◆ **Given problem**: Leave out the pictures and retype only the lines from the opening line to the line that holds "ax.bar(x, values, width=0.315, color=bar_color, zorder=3)", both ends included.

═══

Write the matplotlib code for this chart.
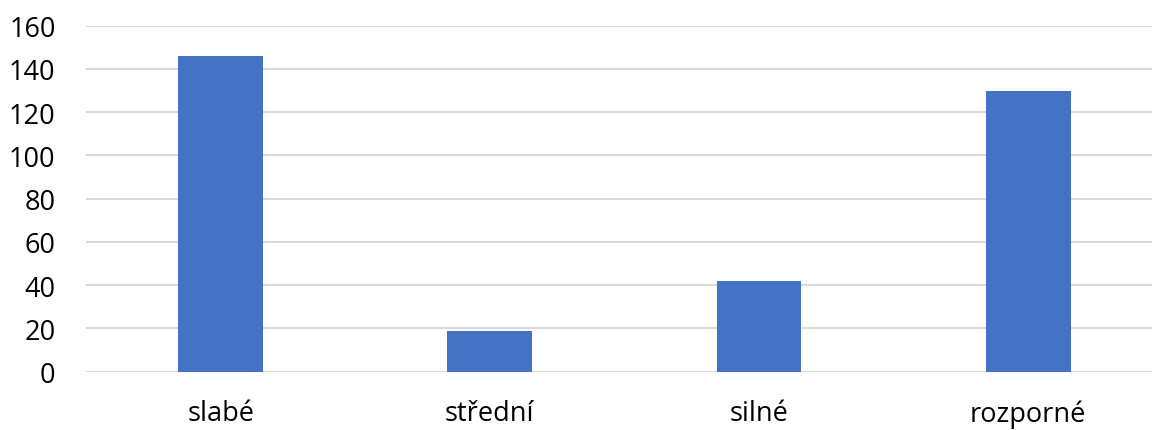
import matplotlib
matplotlib.use('Agg')
import matplotlib.pyplot as plt

plt.rcParams.update({
    'font.family': ['Open Sans', 'DejaVu Sans'],
    'font.size': 19.5,
})

categories = ['slabé', 'střední', 'silné', 'rozporné']
values = [146, 19, 42, 130]
yticks = [0, 20, 40, 60, 80, 100, 120, 140, 160]

bar_color = '#4472C4'
grid_color = '#D9D9D9'

fig = plt.figure(figsize=(11.52, 4.31), dpi=100)
ax = fig.add_axes([0.0747, 0.1353, 0.9253, 0.8027])

x = list(range(len(categories)))
ax.bar(x, values, width=0.315, color=bar_color, zorder=3)

ax.set_ylim(0, 160)
ax.set_xlim(-0.5, 3.46)
ax.set_yticks(yticks)
ax.set_xticks(x)
ax.set_xticklabels(categories)

ax.yaxis.grid(True, color=grid_color, linewidth=1.5, zorder=0)
ax.set_axisbelow(True)
for s in ['top', 'right', 'left', 'bottom']:
    ax.spines[s].set_visible(False)
ax.tick_params(axis='both', length=0, colors='#000000')
ax.tick_params(axis='y', pad=22)
ax.tick_params(axis='x', pad=20)

fig.savefig('out.png', dpi=100)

═══

◆ **Expected answer**:
Write the matplotlib code for this chart.
import matplotlib
matplotlib.use('Agg')
import matplotlib.pyplot as plt

plt.rcParams.update({
    'font.family': ['Open Sans', 'DejaVu Sans'],
    'font.size': 19.5,
})

categories = ['slabé', 'střední', 'silné', 'rozporné']
values = [146, 19, 42, 130]
yticks = [0, 20, 40, 60, 80, 100, 120, 140, 160]

bar_color = '#4472C4'
grid_color = '#D9D9D9'

fig = plt.figure(figsize=(11.52, 4.31), dpi=100)
ax = fig.add_axes([0.0747, 0.1353, 0.9253, 0.8027])

x = list(range(len(categories)))
ax.bar(x, values, width=0.315, color=bar_color, zorder=3)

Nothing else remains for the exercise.